# Directions for this task
Your task is to retype the lines from the opening of the material through the line that includes "plt.rcParams['font.family'] = ['Lato', 'DejaVu". Do not copy the pictures.
**** Data shown
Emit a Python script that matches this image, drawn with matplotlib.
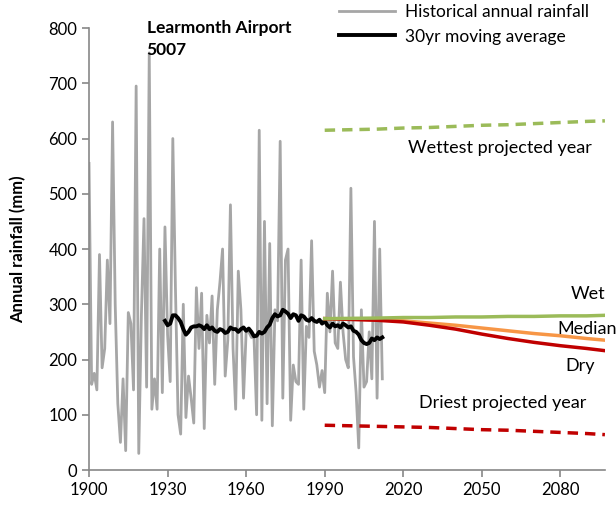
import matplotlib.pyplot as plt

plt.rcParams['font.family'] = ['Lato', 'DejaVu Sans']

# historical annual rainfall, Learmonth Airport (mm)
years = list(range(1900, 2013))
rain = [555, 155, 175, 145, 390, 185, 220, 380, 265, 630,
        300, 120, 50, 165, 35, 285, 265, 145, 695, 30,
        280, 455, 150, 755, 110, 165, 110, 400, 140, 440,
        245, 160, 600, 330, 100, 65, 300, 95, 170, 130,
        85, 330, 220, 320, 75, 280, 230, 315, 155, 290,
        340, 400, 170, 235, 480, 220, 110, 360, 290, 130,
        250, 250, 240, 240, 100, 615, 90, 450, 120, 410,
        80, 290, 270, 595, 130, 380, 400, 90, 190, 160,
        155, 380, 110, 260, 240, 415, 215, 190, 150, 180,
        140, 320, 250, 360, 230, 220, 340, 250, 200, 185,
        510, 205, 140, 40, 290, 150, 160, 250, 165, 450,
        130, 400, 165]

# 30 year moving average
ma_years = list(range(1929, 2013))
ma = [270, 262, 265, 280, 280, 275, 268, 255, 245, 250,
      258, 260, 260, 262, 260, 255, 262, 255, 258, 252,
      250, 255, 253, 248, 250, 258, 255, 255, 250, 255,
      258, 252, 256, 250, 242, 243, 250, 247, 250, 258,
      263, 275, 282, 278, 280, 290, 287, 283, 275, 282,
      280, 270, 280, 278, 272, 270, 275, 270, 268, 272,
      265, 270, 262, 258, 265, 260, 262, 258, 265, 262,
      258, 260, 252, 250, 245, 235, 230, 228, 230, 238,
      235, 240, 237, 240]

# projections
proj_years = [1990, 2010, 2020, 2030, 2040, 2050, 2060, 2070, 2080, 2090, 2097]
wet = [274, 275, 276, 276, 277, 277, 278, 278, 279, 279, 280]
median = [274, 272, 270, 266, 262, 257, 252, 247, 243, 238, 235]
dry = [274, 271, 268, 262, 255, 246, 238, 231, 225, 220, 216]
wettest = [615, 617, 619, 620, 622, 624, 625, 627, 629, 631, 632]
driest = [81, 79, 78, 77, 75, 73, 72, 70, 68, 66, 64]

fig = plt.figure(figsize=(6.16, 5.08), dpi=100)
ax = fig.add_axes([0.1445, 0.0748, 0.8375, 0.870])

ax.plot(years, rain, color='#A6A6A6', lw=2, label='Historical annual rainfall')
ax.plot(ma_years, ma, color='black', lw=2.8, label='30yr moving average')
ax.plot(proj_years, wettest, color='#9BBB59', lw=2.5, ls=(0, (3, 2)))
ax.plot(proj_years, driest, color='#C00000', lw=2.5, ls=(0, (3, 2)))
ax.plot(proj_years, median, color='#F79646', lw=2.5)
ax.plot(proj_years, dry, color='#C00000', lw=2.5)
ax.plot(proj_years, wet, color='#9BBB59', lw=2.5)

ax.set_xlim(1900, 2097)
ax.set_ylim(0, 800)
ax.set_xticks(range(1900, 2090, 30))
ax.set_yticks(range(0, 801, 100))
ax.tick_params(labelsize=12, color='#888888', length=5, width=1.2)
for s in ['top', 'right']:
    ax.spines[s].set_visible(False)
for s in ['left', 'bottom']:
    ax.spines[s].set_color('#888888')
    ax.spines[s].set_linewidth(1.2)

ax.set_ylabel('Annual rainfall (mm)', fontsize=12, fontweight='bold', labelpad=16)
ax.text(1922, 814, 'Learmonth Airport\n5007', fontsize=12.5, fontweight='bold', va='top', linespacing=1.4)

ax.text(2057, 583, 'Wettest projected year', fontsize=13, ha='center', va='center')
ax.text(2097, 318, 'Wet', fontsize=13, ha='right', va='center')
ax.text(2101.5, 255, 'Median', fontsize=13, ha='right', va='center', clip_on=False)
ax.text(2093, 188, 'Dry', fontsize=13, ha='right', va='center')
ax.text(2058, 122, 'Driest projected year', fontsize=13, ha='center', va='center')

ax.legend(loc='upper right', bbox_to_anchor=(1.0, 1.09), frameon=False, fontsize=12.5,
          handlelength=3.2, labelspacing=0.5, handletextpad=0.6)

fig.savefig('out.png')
********
# The result
Emit a Python script that matches this image, drawn with matplotlib.
import matplotlib.pyplot as plt

plt.rcParams['font.family'] = ['Lato', 'DejaVu Sans']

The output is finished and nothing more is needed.